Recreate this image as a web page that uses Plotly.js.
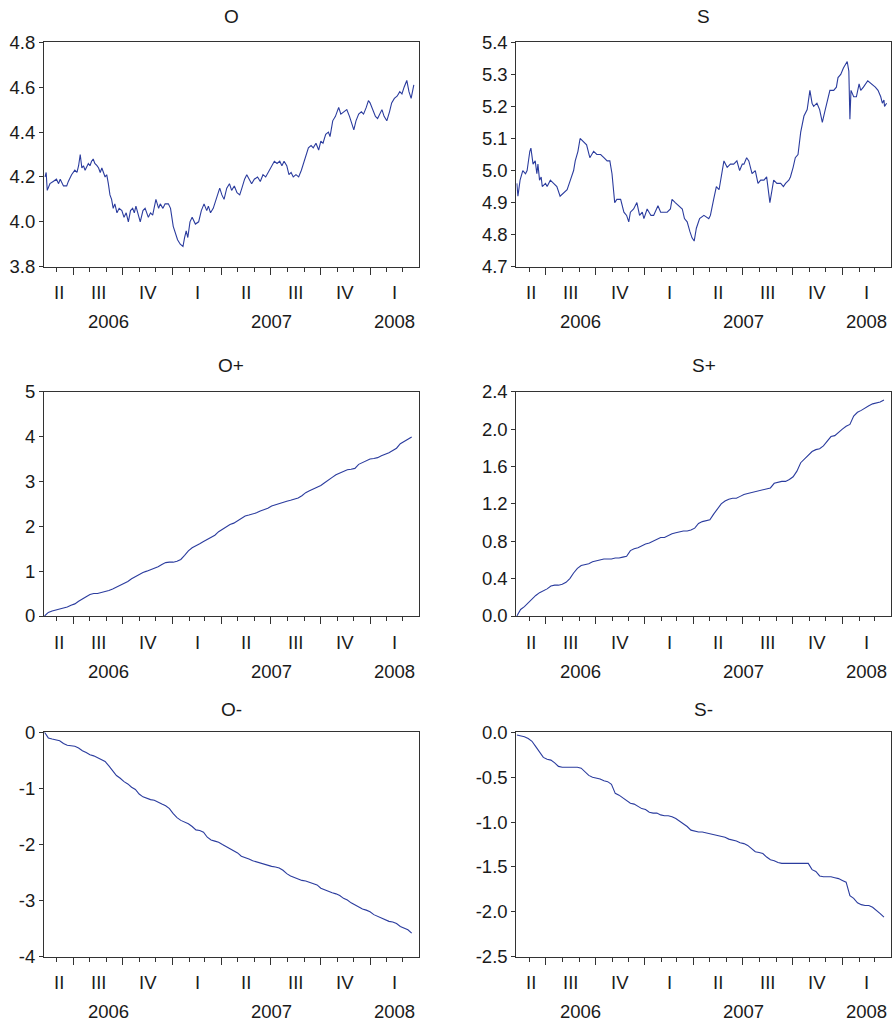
<!DOCTYPE html>
<html><head><meta charset="utf-8">
<script src="https://cdn.plot.ly/plotly-3.0.1.min.js"></script>
<style>html,body{margin:0;padding:0;background:#fff}#chart{width:894px;height:1022px}</style>
</head><body><div id="chart"></div>
<script>
// ---- data ----
// day offsets are counted from baseDate
const baseDate = '2006-05-08';

// O and S: readings at irregular days
const O_day = [2,4,6,11,17,23,27,30,36,42,
45,51,57,61,64,67,70,73,76,82,
85,88,91,94,98,101,104,107,113,116,
119,122,125,128,131,135,139,144,148,152,
156,160,164,167,170,175,178,183,187,193,
197,201,205,207,212,215,220,224,230,234,
239,244,247,252,257,260,263,266,270,274,
280,286,291,296,301,304,308,313,318,325,
329,333,338,343,347,352,357,362,366,371,
375,380,384,389,395,400,405,410,415,421,
426,431,436,440,444,449,453,457,461,466,
471,476,483,489,494,498,503,508,512,516,
521,526,529,534,539,545,549,554,560,565,
569,573,577,582,587,591,596,600,603,608,
613,617,622,625,629,634,639,643,648,653,
658,662,666,671,675,679,684];
const O_val = [4.20,4.22,4.14,4.17,4.18,4.19,4.17,4.19,4.16,4.16,
4.18,4.21,4.23,4.22,4.25,4.30,4.24,4.25,4.23,4.26,
4.25,4.27,4.28,4.26,4.25,4.24,4.22,4.24,4.20,4.21,
4.17,4.12,4.10,4.06,4.08,4.04,4.06,4.05,4.02,4.04,
4.00,4.05,4.06,4.04,4.07,4.03,4.00,4.05,4.06,4.02,
4.04,4.03,4.07,4.10,4.06,4.08,4.06,4.08,4.08,4.06,
3.98,3.94,3.92,3.90,3.89,3.93,3.96,3.93,4.00,4.02,
3.99,4.00,4.05,4.08,4.05,4.07,4.04,4.06,4.10,4.15,
4.12,4.10,4.15,4.17,4.14,4.16,4.13,4.12,4.15,4.19,
4.21,4.19,4.17,4.19,4.20,4.18,4.21,4.20,4.22,4.25,
4.27,4.26,4.27,4.25,4.27,4.25,4.21,4.22,4.20,4.21,
4.20,4.23,4.28,4.33,4.34,4.33,4.35,4.32,4.36,4.35,
4.39,4.40,4.38,4.45,4.47,4.51,4.48,4.49,4.50,4.47,
4.44,4.41,4.45,4.48,4.49,4.48,4.51,4.54,4.53,4.50,
4.47,4.46,4.49,4.50,4.47,4.45,4.49,4.53,4.55,4.56,
4.58,4.57,4.60,4.63,4.58,4.55,4.61];

const S_day = [1,3,7,12,17,20,25,27,31,35,
38,40,43,46,48,54,57,63,69,75,
81,88,94,100,106,109,114,118,125,130,
136,143,149,156,162,168,173,177,182,186,
193,199,204,208,211,217,223,228,233,236,
242,249,254,262,267,273,279,285,288,294,
300,307,311,316,321,325,329,333,339,347,
356,359,365,370,375,379,384,390,396,402,
408,413,418,421,426,430,436,442,447,452,
458,463,465,469,473,476,482,489,494,498,
504,507,512,516,521,526,532,538,543,547,
550,556,561,566,570,575,580,587,592,595,
600,605,609,612,615,617,619,624,629,634,
637,642,650,658,664,669,674,677,680,681,
685];
const S_val = [4.96,4.92,4.97,5.00,4.99,5.00,5.06,5.07,5.02,5.03,
4.99,5.02,4.97,4.98,4.95,4.96,4.95,4.97,4.96,4.95,
4.92,4.93,4.94,4.97,5.00,5.03,5.06,5.10,5.09,5.08,
5.04,5.06,5.05,5.05,5.04,5.03,5.03,4.99,4.90,4.91,
4.91,4.87,4.86,4.84,4.87,4.88,4.90,4.86,4.87,4.85,
4.88,4.86,4.86,4.89,4.87,4.87,4.87,4.88,4.91,4.90,
4.89,4.88,4.85,4.84,4.81,4.79,4.78,4.82,4.85,4.86,
4.85,4.86,4.91,4.95,4.94,4.98,5.03,5.01,5.02,5.02,
5.03,5.00,5.02,5.02,5.04,5.03,4.99,5.00,4.96,4.97,
4.97,4.98,4.95,4.90,4.94,4.97,4.96,4.96,4.95,4.96,
4.97,4.98,5.01,5.04,5.05,5.12,5.17,5.19,5.25,5.21,
5.20,5.21,5.19,5.15,5.18,5.22,5.25,5.25,5.26,5.29,
5.30,5.32,5.33,5.34,5.31,5.16,5.25,5.23,5.23,5.27,
5.25,5.26,5.28,5.27,5.26,5.25,5.23,5.21,5.22,5.20,
5.21];

// cumulative series: weekly readings, first on day 1, every 7 days
const weeklyFirstDay = 1;
const weeklyStep = 7;

const Oplus = [0.00,0.08,0.11,0.13,0.15,0.18,0.20,0.24,0.27,0.33,
0.39,0.43,0.48,0.50,0.50,0.52,0.55,0.57,0.60,0.64,
0.68,0.72,0.77,0.83,0.88,0.92,0.97,1.00,1.03,1.07,
1.10,1.15,1.19,1.20,1.20,1.22,1.26,1.35,1.45,1.52,
1.56,1.61,1.66,1.71,1.76,1.80,1.88,1.93,1.98,2.04,
2.07,2.12,2.18,2.23,2.25,2.27,2.30,2.34,2.37,2.40,
2.45,2.48,2.50,2.54,2.56,2.58,2.60,2.63,2.68,2.75,
2.79,2.83,2.86,2.91,2.97,3.04,3.09,3.15,3.19,3.23,
3.26,3.27,3.29,3.38,3.42,3.47,3.50,3.51,3.53,3.57,
3.60,3.64,3.69,3.74,3.84,3.90,3.94,3.99];

const Splus = [0.00,0.07,0.10,0.14,0.19,0.22,0.25,0.27,0.29,0.32,
0.33,0.33,0.34,0.36,0.40,0.46,0.51,0.54,0.55,0.56,
0.58,0.59,0.60,0.61,0.61,0.61,0.62,0.62,0.63,0.64,
0.70,0.72,0.73,0.75,0.77,0.78,0.80,0.82,0.84,0.84,
0.86,0.88,0.89,0.90,0.91,0.91,0.92,0.94,0.99,1.01,
1.02,1.03,1.09,1.14,1.20,1.23,1.25,1.26,1.26,1.28,
1.30,1.31,1.32,1.33,1.34,1.35,1.36,1.37,1.42,1.43,
1.44,1.44,1.46,1.49,1.55,1.64,1.68,1.72,1.76,1.78,
1.79,1.82,1.87,1.92,1.93,1.97,2.00,2.03,2.05,2.14,
2.18,2.20,2.23,2.25,2.27,2.28,2.29,2.31];

const Ominus = [0.00,-0.10,-0.12,-0.13,-0.15,-0.20,-0.23,-0.24,-0.25,-0.28,
-0.33,-0.36,-0.40,-0.42,-0.45,-0.48,-0.52,-0.60,-0.68,-0.77,
-0.82,-0.88,-0.92,-0.98,-1.02,-1.10,-1.15,-1.18,-1.20,-1.21,
-1.25,-1.28,-1.31,-1.36,-1.45,-1.52,-1.57,-1.60,-1.63,-1.68,
-1.74,-1.75,-1.78,-1.87,-1.92,-1.94,-1.96,-2.00,-2.04,-2.07,
-2.11,-2.15,-2.21,-2.23,-2.26,-2.29,-2.31,-2.34,-2.36,-2.38,
-2.39,-2.40,-2.42,-2.46,-2.52,-2.56,-2.59,-2.62,-2.64,-2.65,
-2.67,-2.69,-2.72,-2.78,-2.81,-2.84,-2.86,-2.88,-2.91,-2.96,
-2.99,-3.04,-3.08,-3.12,-3.15,-3.17,-3.20,-3.25,-3.28,-3.30,
-3.34,-3.37,-3.38,-3.41,-3.46,-3.49,-3.52,-3.58];

const Sminus = [-0.03,-0.04,-0.05,-0.07,-0.10,-0.16,-0.22,-0.28,-0.30,-0.31,
-0.34,-0.38,-0.39,-0.39,-0.39,-0.39,-0.39,-0.40,-0.44,-0.48,
-0.50,-0.51,-0.52,-0.54,-0.55,-0.58,-0.68,-0.70,-0.73,-0.77,
-0.79,-0.80,-0.83,-0.85,-0.86,-0.89,-0.90,-0.90,-0.92,-0.93,
-0.93,-0.94,-0.96,-0.99,-1.02,-1.05,-1.09,-1.10,-1.11,-1.11,
-1.12,-1.13,-1.14,-1.15,-1.16,-1.17,-1.19,-1.20,-1.21,-1.23,
-1.24,-1.26,-1.29,-1.33,-1.34,-1.35,-1.39,-1.42,-1.43,-1.45,
-1.46,-1.46,-1.46,-1.46,-1.46,-1.46,-1.46,-1.46,-1.53,-1.55,
-1.60,-1.61,-1.61,-1.61,-1.62,-1.63,-1.65,-1.67,-1.82,-1.85,
-1.90,-1.92,-1.93,-1.93,-1.95,-1.98,-2.02,-2.06];

// titles
const titles = ['O','S','O+','S+','O-','S-'];

// y-axis ticks
const yTickVals = [
  [3.8,4.0,4.2,4.4,4.6,4.8],
  [4.7,4.8,4.9,5.0,5.1,5.2,5.3,5.4],
  [0,1,2,3,4,5],
  [0,0.4,0.8,1.2,1.6,2.0,2.4],
  [-4,-3,-2,-1,0],
  [-2.5,-2.0,-1.5,-1.0,-0.5,0]
];
const yTickText = [
  ['3.8','4.0','4.2','4.4','4.6','4.8'],
  ['4.7','4.8','4.9','5.0','5.1','5.2','5.3','5.4'],
  ['0','1','2','3','4','5'],
  ['0.0','0.4','0.8','1.2','1.6','2.0','2.4'],
  ['-4','-3','-2','-1','0'],
  ['-2.5','-2.0','-1.5','-1.0','-0.5','0.0']
];

// x axis: range, quarter boundaries, quarter and year labels
const xRange = ['2006-05-08','2008-03-31'];
const quarterStarts = ['2006-07-01','2006-10-01','2007-01-01','2007-04-01','2007-07-01','2007-10-01','2008-01-01'];
const quarterLabels = ['II','III','IV','I','II','III','IV','I'];
const yearStarts = ['2007-01-01','2008-01-01'];
const yearLabels = ['2006','2007','2008'];

// ---- build ----
const DAY = 86400000;
const ms = s => Date.parse(s+'T00:00:00Z');
const toDate = t => new Date(t).toISOString().slice(0,10);
const fromDays = days => days.map(d => toDate(ms(baseDate)+d*DAY));
function weekly(n){
  const out = [];
  for(let i=0;i<n;i++) out.push(toDate(ms(baseDate)+(weeklyFirstDay+i*weeklyStep)*DAY));
  return out;
}
function midpoints(bounds){
  const edges = [ms(xRange[0])].concat(bounds.map(ms)).concat([ms(xRange[1])]);
  const mids = [];
  for(let i=0;i<edges.length-1;i++) mids.push(new Date((edges[i]+edges[i+1])/2).toISOString().slice(0,19).replace('T',' '));
  return mids;
}
const qMid = midpoints(quarterStarts);
const yMid = midpoints(yearStarts);

const seriesX = [fromDays(O_day), fromDays(S_day), weekly(Oplus.length), weekly(Splus.length), weekly(Ominus.length), weekly(Sminus.length)];
const seriesY = [O_val, S_val, Oplus, Splus, Ominus, Sminus];

const colDom = [[44/894, 418.7/894],[516.3/894, 891/894]];
const rowPx = [[42.3,266.7],[391.7,616],[732.3,956.7]];
const titleShift = [26,26,23];

const FONT = 'Liberation Sans, Arial, Helvetica, sans-serif';
const FS = 18.5;
const TXT = '#1a1a1a';
const LINE = '#333';
const BLUE = '#2b3c9e';

const data = [];
const layout = {
  width:894, height:1022, autosize:false,
  margin:{l:0,r:0,t:0,b:0},
  paper_bgcolor:'#fff', plot_bgcolor:'#fff',
  showlegend:false,
  font:{family:FONT, size:FS, color:TXT},
  annotations:[]
};

seriesY.forEach((vals,k)=>{
  const n = k+1;
  const sx = n===1?'':String(n);
  const col = k%2, row = Math.floor(k/2);
  const yd = [1-rowPx[row][1]/1022, 1-rowPx[row][0]/1022];
  data.push({
    type:'scatter', mode:'lines', x:seriesX[k], y:vals,
    xaxis:'x'+sx, yaxis:'y'+sx,
    line:{color:BLUE, width:1.1}, hoverinfo:'skip'
  });
  const yr = [yTickVals[k][0], yTickVals[k][yTickVals[k].length-1]];
  layout['xaxis'+sx] = {
    domain:colDom[col], anchor:'y'+sx, type:'date', range:xRange,
    showgrid:false, zeroline:false,
    showline:true, mirror:true, linecolor:LINE, linewidth:1,
    tickmode:'array', tickvals:quarterStarts, showticklabels:false,
    ticks:'outside', ticklen:7, tickwidth:1, tickcolor:LINE,
    minor:{tickmode:'linear', tick0:'2006-01-01', dtick:'M1', ticks:'outside', ticklen:4, tickwidth:1, tickcolor:LINE, showgrid:false},
    fixedrange:true
  };
  layout['yaxis'+sx] = {
    domain:yd, anchor:'x'+sx, range:yr,
    showgrid:false, zeroline:false,
    showline:true, mirror:true, linecolor:LINE, linewidth:1,
    tickmode:'array', tickvals:yTickVals[k], ticktext:yTickText[k],
    ticks:'outside', ticklen:4, tickwidth:1, tickcolor:LINE,
    tickfont:{family:FONT, size:FS, color:TXT},
    fixedrange:true
  };
  layout.annotations.push({
    text:titles[k], xref:'x'+sx+' domain', yref:'y'+sx+' domain', x:0.5, y:1,
    yshift:titleShift[row], xanchor:'center', yanchor:'middle', showarrow:false,
    font:{family:FONT, size:19, color:TXT}
  });
  quarterLabels.forEach((q,i)=>{
    layout.annotations.push({
      text:q, xref:'x'+sx, yref:'y'+sx+' domain', x:qMid[i], y:0, yshift:-26,
      xanchor:'center', yanchor:'middle', showarrow:false,
      font:{family:FONT, size:FS, color:TXT}
    });
  });
  yearLabels.forEach((yl,i)=>{
    layout.annotations.push({
      text:yl, xref:'x'+sx, yref:'y'+sx+' domain', x:yMid[i], y:0, yshift:-55,
      xanchor:'center', yanchor:'middle', showarrow:false,
      font:{family:FONT, size:FS, color:TXT}
    });
  });
});

Plotly.newPlot('chart', data, layout, {staticPlot:true, displayModeBar:false});
</script></body></html>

━━━━━━━━━━━━━━━━━━━━

= CHALLENGE =
Take the lines from the start of the material to the line with "4.58,4.57,4.60,4.63,4.58,4.55,4.61];", both included, and transcribe them exactly without the pictures.

= CORRECT RESULT =
Recreate this image as a web page that uses Plotly.js.
<!DOCTYPE html>
<html><head><meta charset="utf-8">
<script src="https://cdn.plot.ly/plotly-3.0.1.min.js"></script>
<style>html,body{margin:0;padding:0;background:#fff}#chart{width:894px;height:1022px}</style>
</head><body><div id="chart"></div>
<script>
// ---- data ----
// day offsets are counted from baseDate
const baseDate = '2006-05-08';

// O and S: readings at irregular days
const O_day = [2,4,6,11,17,23,27,30,36,42,
45,51,57,61,64,67,70,73,76,82,
85,88,91,94,98,101,104,107,113,116,
119,122,125,128,131,135,139,144,148,152,
156,160,164,167,170,175,178,183,187,193,
197,201,205,207,212,215,220,224,230,234,
239,244,247,252,257,260,263,266,270,274,
280,286,291,296,301,304,308,313,318,325,
329,333,338,343,347,352,357,362,366,371,
375,380,384,389,395,400,405,410,415,421,
426,431,436,440,444,449,453,457,461,466,
471,476,483,489,494,498,503,508,512,516,
521,526,529,534,539,545,549,554,560,565,
569,573,577,582,587,591,596,600,603,608,
613,617,622,625,629,634,639,643,648,653,
658,662,666,671,675,679,684];
const O_val = [4.20,4.22,4.14,4.17,4.18,4.19,4.17,4.19,4.16,4.16,
4.18,4.21,4.23,4.22,4.25,4.30,4.24,4.25,4.23,4.26,
4.25,4.27,4.28,4.26,4.25,4.24,4.22,4.24,4.20,4.21,
4.17,4.12,4.10,4.06,4.08,4.04,4.06,4.05,4.02,4.04,
4.00,4.05,4.06,4.04,4.07,4.03,4.00,4.05,4.06,4.02,
4.04,4.03,4.07,4.10,4.06,4.08,4.06,4.08,4.08,4.06,
3.98,3.94,3.92,3.90,3.89,3.93,3.96,3.93,4.00,4.02,
3.99,4.00,4.05,4.08,4.05,4.07,4.04,4.06,4.10,4.15,
4.12,4.10,4.15,4.17,4.14,4.16,4.13,4.12,4.15,4.19,
4.21,4.19,4.17,4.19,4.20,4.18,4.21,4.20,4.22,4.25,
4.27,4.26,4.27,4.25,4.27,4.25,4.21,4.22,4.20,4.21,
4.20,4.23,4.28,4.33,4.34,4.33,4.35,4.32,4.36,4.35,
4.39,4.40,4.38,4.45,4.47,4.51,4.48,4.49,4.50,4.47,
4.44,4.41,4.45,4.48,4.49,4.48,4.51,4.54,4.53,4.50,
4.47,4.46,4.49,4.50,4.47,4.45,4.49,4.53,4.55,4.56,
4.58,4.57,4.60,4.63,4.58,4.55,4.61];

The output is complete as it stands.